[Exercise brief] Only the lines from the start of the data through the line with "import seaborn as sns" belong in the copy. Restate them word for word, minus the pictures.
========
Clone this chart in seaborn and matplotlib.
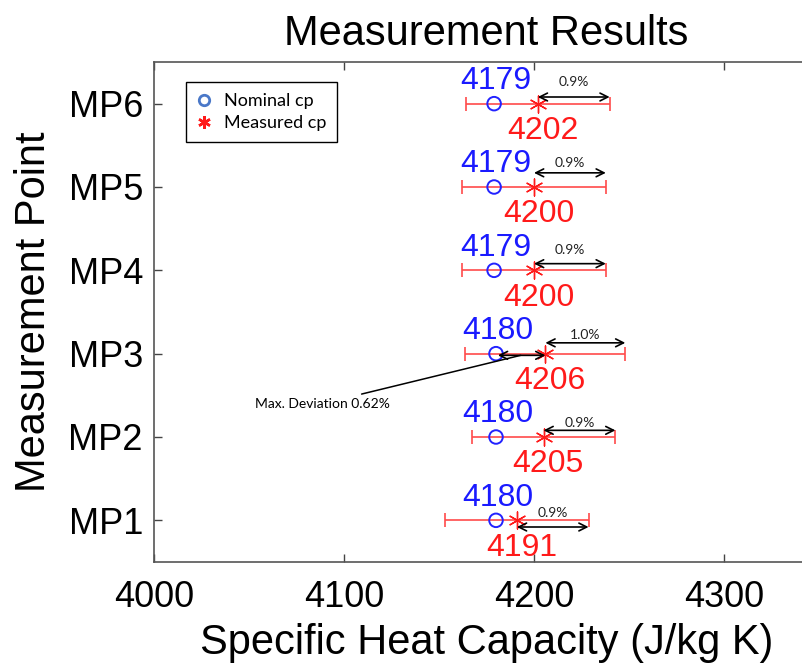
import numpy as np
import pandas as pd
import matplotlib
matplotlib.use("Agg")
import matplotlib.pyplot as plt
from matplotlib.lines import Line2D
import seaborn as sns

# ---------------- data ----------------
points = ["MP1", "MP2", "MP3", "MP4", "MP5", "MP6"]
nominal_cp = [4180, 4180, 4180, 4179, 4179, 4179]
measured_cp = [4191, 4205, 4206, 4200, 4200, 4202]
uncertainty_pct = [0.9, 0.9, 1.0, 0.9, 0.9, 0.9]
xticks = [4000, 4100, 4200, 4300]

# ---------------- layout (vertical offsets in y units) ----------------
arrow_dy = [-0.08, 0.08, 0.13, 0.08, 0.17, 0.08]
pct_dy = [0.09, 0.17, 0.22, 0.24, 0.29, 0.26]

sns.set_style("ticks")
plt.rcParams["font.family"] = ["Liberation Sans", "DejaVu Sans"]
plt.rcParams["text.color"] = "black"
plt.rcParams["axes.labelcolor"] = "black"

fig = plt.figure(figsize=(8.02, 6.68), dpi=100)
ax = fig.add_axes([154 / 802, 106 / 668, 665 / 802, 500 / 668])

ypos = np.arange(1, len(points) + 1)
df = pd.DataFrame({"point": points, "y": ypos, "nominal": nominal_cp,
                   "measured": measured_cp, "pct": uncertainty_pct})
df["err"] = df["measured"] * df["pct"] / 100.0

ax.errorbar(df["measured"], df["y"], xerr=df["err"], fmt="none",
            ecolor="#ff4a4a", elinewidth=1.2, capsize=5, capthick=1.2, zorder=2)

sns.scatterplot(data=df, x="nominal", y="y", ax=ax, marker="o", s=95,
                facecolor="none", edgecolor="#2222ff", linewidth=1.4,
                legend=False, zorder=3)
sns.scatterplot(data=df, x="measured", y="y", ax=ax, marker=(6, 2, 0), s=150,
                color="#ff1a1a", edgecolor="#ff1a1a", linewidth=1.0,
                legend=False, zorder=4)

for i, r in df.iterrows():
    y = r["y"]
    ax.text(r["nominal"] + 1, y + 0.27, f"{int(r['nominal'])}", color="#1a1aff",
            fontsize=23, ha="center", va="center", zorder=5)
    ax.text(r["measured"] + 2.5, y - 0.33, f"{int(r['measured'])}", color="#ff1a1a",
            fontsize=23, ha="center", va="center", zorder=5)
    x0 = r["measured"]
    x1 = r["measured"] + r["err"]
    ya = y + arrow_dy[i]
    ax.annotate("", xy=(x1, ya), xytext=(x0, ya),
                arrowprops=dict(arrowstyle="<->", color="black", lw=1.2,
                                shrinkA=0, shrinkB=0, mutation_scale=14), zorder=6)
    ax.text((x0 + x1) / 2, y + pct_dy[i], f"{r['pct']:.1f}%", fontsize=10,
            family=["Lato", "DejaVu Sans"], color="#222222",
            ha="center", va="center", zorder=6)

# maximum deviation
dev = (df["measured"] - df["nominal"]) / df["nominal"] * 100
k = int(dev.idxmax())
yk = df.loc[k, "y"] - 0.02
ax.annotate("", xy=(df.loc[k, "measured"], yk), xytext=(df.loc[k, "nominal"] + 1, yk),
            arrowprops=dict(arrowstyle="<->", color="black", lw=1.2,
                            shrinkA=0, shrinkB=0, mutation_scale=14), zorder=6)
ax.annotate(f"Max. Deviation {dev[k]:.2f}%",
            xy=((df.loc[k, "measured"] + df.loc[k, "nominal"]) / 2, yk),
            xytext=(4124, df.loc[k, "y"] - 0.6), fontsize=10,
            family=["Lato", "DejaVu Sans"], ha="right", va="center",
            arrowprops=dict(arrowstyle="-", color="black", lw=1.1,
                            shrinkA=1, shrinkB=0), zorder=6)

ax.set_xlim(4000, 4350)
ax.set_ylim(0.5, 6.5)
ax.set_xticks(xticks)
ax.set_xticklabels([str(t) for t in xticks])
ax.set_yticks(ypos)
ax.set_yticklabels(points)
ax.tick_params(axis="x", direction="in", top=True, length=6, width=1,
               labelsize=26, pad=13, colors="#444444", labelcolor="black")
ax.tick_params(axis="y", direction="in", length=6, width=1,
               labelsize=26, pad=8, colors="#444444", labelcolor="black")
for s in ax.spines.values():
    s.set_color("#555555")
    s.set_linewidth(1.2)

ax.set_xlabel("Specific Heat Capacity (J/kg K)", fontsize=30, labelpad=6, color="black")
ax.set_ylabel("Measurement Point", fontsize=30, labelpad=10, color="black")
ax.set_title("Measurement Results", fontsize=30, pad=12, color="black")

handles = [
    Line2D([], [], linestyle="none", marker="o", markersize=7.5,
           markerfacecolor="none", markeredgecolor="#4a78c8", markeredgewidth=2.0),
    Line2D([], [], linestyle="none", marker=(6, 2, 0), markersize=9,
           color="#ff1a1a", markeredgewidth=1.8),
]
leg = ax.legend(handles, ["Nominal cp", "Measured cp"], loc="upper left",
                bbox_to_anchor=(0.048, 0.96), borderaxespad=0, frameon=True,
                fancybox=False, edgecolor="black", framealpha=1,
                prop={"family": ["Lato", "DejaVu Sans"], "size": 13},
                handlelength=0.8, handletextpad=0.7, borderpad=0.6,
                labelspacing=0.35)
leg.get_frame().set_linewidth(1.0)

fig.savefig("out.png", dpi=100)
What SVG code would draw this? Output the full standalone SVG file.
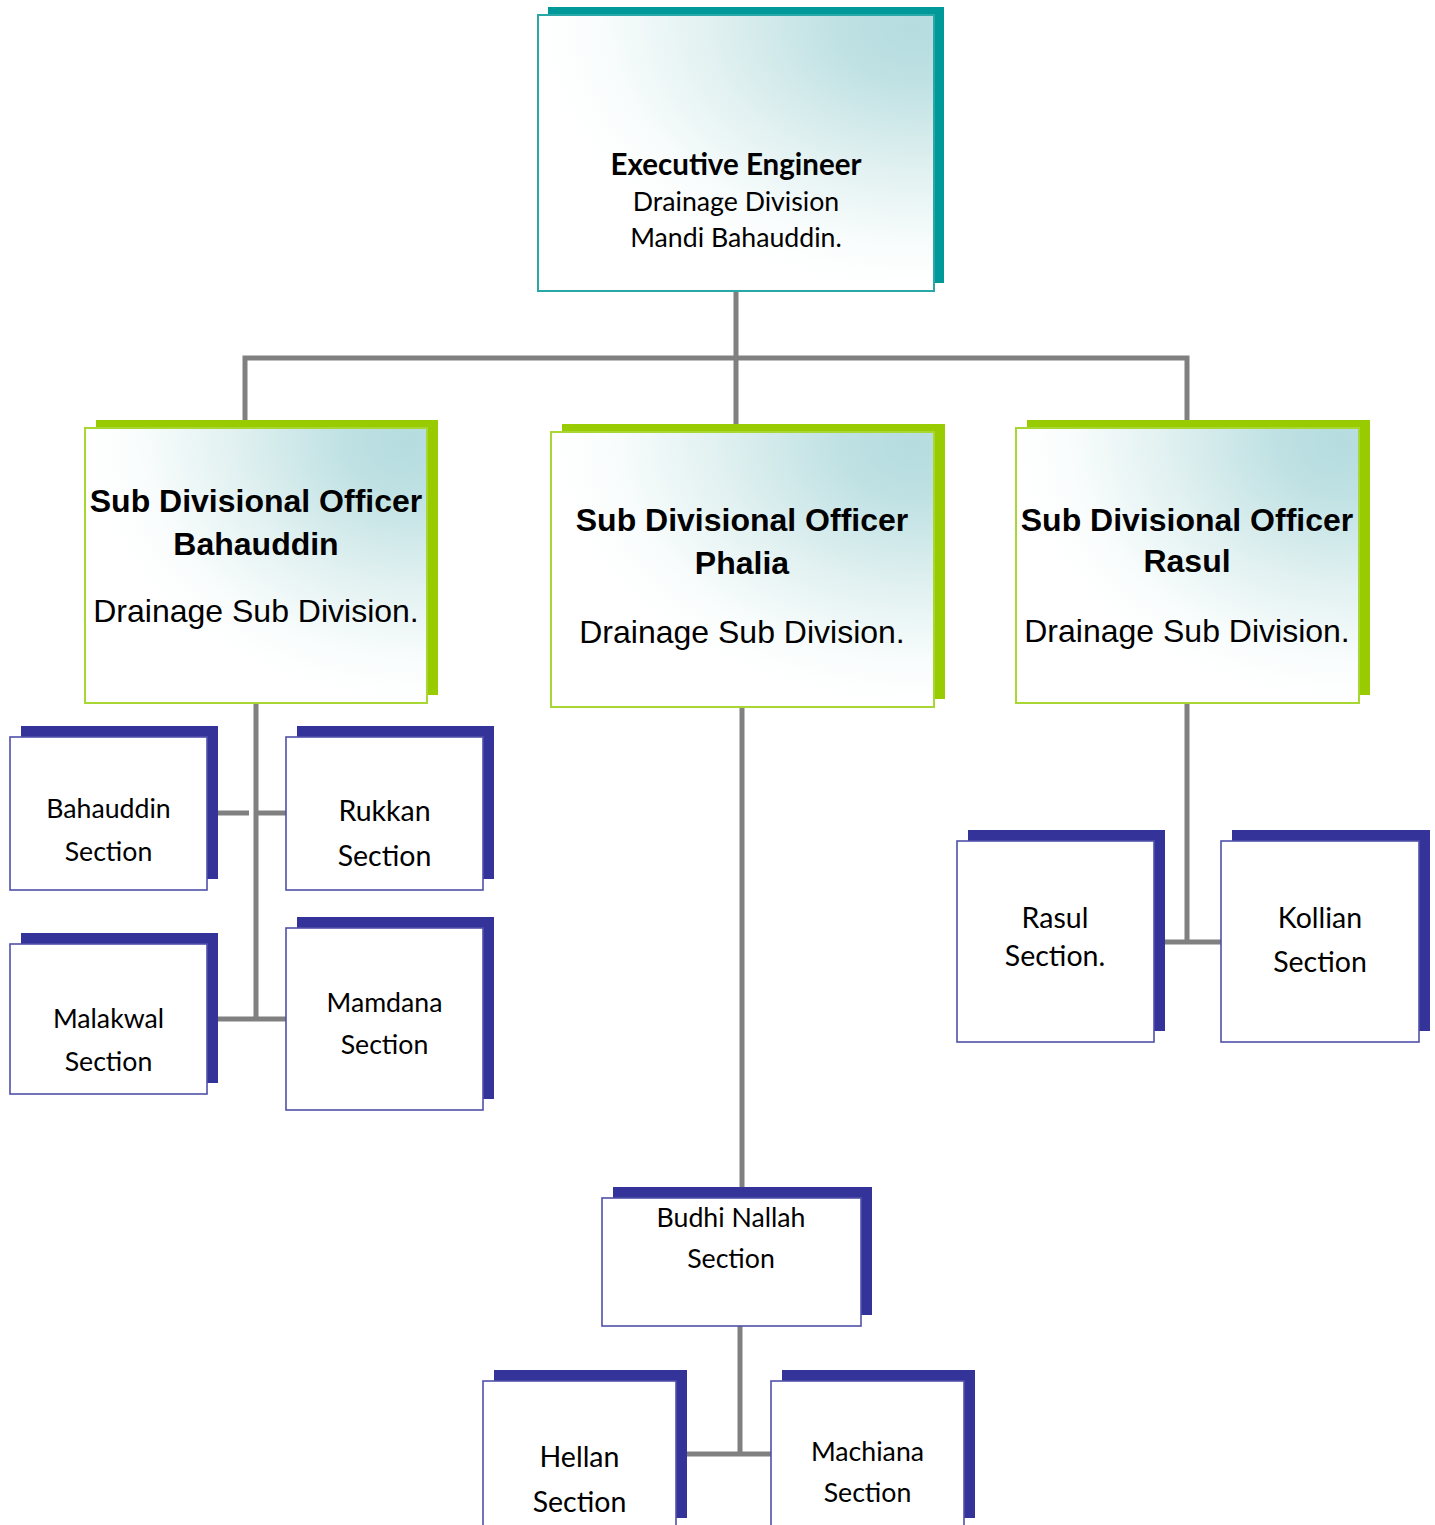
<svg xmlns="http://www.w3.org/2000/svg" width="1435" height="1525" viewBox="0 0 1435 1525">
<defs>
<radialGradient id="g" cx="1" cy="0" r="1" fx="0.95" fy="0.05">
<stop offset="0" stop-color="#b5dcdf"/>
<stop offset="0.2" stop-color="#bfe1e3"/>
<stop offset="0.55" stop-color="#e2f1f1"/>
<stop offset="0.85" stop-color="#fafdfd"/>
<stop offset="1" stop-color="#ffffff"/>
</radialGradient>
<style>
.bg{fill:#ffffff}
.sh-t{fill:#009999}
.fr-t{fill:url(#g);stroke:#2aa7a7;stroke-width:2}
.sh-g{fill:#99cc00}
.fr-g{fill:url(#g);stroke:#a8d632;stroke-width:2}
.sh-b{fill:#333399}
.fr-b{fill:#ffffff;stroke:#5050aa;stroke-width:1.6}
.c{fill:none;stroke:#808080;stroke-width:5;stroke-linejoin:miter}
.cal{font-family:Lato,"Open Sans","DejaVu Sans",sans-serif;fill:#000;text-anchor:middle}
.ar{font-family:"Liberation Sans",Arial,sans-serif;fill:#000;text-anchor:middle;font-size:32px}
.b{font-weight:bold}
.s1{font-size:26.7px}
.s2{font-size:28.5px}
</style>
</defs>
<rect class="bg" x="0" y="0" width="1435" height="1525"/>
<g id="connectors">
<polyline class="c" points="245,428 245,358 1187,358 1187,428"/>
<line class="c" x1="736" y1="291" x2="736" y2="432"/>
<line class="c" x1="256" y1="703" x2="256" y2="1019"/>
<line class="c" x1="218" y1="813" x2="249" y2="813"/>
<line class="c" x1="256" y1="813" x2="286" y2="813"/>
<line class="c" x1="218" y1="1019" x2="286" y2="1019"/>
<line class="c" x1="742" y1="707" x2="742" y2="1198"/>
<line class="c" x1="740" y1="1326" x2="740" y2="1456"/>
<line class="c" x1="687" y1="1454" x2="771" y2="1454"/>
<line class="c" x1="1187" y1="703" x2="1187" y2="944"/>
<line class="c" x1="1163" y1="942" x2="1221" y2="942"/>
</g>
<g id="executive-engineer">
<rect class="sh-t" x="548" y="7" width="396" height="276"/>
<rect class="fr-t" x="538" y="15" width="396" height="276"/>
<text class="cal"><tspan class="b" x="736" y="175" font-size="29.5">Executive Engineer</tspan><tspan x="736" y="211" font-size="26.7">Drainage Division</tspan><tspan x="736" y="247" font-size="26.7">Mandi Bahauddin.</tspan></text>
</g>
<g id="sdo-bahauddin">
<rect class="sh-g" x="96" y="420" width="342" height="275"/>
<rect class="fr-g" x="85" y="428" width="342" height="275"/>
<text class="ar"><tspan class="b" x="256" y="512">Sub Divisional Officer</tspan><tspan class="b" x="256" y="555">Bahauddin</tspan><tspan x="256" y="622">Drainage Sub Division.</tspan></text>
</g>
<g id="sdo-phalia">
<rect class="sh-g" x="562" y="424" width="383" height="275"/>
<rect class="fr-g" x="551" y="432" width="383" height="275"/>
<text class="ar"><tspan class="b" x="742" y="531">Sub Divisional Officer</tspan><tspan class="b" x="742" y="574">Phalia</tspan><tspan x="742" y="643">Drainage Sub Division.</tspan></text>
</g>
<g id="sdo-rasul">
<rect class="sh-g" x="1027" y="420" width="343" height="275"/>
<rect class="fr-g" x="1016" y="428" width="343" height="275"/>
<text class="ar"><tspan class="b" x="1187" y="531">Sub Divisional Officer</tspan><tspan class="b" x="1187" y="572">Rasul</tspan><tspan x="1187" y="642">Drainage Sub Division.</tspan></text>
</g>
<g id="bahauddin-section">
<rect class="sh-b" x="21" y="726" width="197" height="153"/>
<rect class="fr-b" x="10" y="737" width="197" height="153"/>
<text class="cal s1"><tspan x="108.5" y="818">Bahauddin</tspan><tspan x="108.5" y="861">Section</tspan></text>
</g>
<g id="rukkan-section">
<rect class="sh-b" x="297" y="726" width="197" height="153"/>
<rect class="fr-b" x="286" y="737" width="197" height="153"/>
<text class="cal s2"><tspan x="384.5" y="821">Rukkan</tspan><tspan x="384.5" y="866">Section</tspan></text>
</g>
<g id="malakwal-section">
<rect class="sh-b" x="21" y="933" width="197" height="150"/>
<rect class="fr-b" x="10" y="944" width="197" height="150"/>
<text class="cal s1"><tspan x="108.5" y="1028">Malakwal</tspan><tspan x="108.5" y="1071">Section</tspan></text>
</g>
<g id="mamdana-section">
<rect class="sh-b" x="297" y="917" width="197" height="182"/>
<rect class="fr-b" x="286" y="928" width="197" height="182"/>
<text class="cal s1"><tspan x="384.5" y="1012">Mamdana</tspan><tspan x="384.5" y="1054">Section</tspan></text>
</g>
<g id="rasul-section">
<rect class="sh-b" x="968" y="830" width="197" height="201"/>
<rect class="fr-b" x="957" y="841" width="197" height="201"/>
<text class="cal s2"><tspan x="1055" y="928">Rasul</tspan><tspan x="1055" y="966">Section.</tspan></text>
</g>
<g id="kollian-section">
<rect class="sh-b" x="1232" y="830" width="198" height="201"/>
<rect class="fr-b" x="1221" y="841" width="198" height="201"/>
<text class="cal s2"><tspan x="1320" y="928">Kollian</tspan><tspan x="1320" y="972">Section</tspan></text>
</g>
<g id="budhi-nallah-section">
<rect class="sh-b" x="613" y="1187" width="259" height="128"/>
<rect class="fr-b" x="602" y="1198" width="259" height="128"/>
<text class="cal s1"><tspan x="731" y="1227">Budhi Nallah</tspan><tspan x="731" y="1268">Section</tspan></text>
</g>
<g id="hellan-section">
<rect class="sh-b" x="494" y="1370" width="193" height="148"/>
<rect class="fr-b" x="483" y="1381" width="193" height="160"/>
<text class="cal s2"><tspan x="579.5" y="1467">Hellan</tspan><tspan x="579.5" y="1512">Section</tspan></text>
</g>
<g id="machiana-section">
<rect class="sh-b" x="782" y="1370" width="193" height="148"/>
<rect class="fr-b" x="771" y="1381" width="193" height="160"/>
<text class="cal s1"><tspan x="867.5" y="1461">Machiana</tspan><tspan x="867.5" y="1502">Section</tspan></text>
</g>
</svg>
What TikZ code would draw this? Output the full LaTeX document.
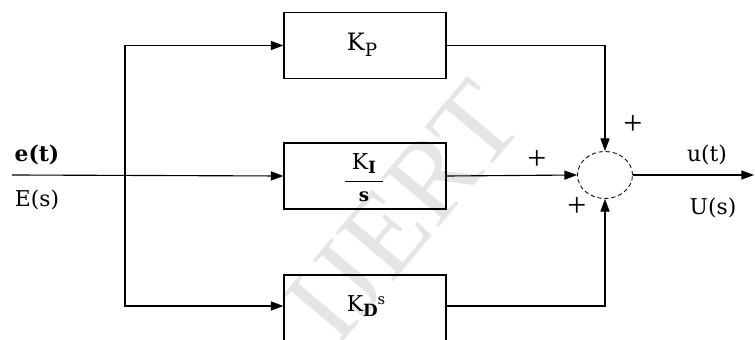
========
[Answer to the exercise]
Clone this chart in seaborn and matplotlib.
import numpy as np
import pandas as pd
import matplotlib
matplotlib.use("Agg")
import matplotlib.pyplot as plt
from matplotlib.lines import Line2D
import seaborn as sns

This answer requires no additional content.